Check the listing below for lines that hold "with". How many are there? Please give only the number.

— Records supplied —
-- -- --

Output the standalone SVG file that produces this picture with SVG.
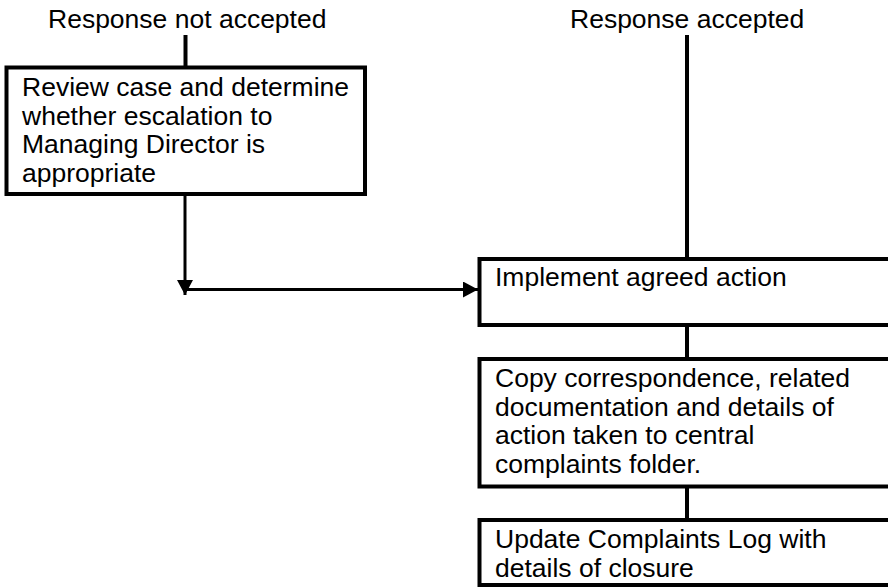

-- -- --

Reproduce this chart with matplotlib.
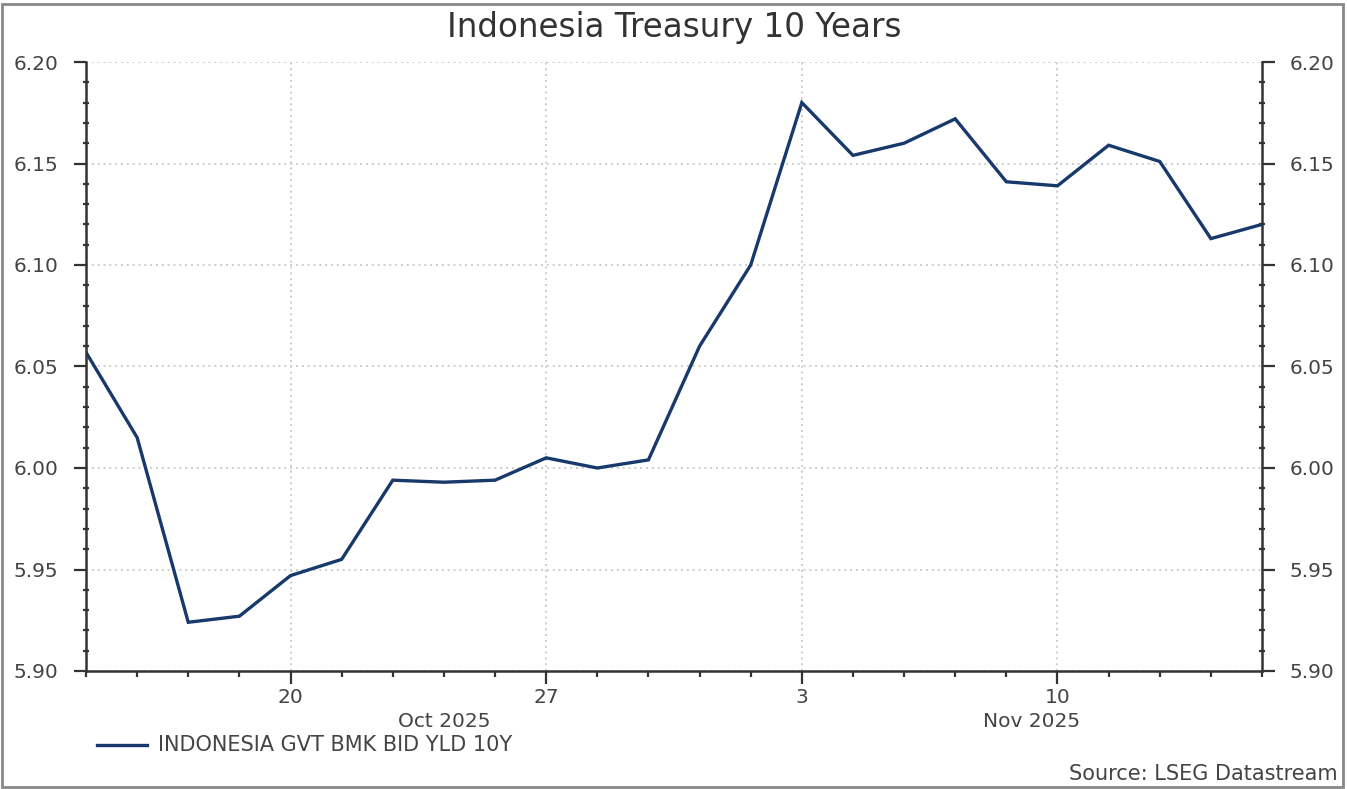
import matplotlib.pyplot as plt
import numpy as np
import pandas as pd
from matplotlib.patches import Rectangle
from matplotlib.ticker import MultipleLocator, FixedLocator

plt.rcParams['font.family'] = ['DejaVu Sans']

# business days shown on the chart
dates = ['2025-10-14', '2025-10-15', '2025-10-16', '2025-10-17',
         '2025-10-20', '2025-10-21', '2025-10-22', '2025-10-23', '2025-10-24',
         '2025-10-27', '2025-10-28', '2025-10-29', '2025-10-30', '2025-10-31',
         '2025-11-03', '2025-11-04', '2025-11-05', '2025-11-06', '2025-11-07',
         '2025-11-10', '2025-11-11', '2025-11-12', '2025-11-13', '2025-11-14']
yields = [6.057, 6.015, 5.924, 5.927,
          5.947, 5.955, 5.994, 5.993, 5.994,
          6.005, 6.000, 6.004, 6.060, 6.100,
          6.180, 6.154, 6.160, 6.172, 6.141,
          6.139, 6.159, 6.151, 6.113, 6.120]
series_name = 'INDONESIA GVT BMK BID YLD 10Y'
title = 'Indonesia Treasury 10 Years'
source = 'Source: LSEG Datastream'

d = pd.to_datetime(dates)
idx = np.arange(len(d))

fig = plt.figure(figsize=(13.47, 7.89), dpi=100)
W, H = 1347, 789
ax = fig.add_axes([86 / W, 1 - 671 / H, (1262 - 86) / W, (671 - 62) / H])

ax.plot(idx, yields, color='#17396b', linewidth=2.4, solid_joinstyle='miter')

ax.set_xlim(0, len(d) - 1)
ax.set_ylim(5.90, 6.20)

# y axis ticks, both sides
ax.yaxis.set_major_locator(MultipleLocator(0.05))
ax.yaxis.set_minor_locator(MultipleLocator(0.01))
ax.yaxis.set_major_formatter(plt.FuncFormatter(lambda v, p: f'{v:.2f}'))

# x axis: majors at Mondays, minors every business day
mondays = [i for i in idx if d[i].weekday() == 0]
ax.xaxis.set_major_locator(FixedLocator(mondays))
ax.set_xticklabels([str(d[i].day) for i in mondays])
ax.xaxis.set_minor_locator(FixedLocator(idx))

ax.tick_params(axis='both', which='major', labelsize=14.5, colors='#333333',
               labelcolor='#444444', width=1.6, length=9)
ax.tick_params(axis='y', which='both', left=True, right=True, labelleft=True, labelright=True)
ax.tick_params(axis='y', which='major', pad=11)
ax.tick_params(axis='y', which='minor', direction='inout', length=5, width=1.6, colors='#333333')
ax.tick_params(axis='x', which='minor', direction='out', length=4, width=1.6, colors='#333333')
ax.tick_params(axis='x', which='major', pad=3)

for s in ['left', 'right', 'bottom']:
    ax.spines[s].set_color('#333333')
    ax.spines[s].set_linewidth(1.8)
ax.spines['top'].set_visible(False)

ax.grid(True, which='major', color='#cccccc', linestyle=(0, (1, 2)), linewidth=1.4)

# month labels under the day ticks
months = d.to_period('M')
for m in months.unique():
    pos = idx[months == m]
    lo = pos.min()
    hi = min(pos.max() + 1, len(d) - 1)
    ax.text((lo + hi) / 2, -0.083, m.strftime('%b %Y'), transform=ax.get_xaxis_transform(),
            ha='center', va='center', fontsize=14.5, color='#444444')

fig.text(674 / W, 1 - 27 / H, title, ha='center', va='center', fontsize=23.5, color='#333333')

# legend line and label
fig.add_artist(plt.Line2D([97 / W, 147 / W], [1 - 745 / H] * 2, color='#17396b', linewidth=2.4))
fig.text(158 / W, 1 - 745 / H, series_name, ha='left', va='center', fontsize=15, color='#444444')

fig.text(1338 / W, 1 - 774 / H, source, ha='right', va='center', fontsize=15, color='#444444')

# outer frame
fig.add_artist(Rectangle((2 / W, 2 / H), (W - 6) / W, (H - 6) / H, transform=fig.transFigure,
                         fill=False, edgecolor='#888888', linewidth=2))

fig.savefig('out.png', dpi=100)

-- -- --

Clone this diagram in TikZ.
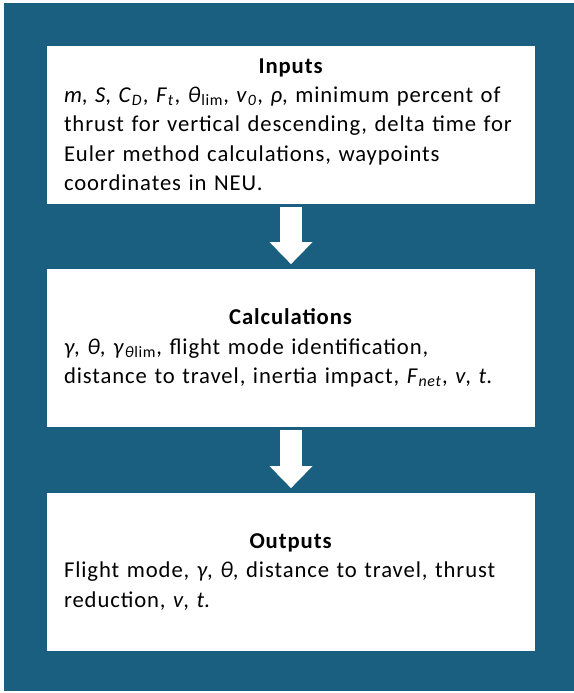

-- -- --

— Answer to the problem —
2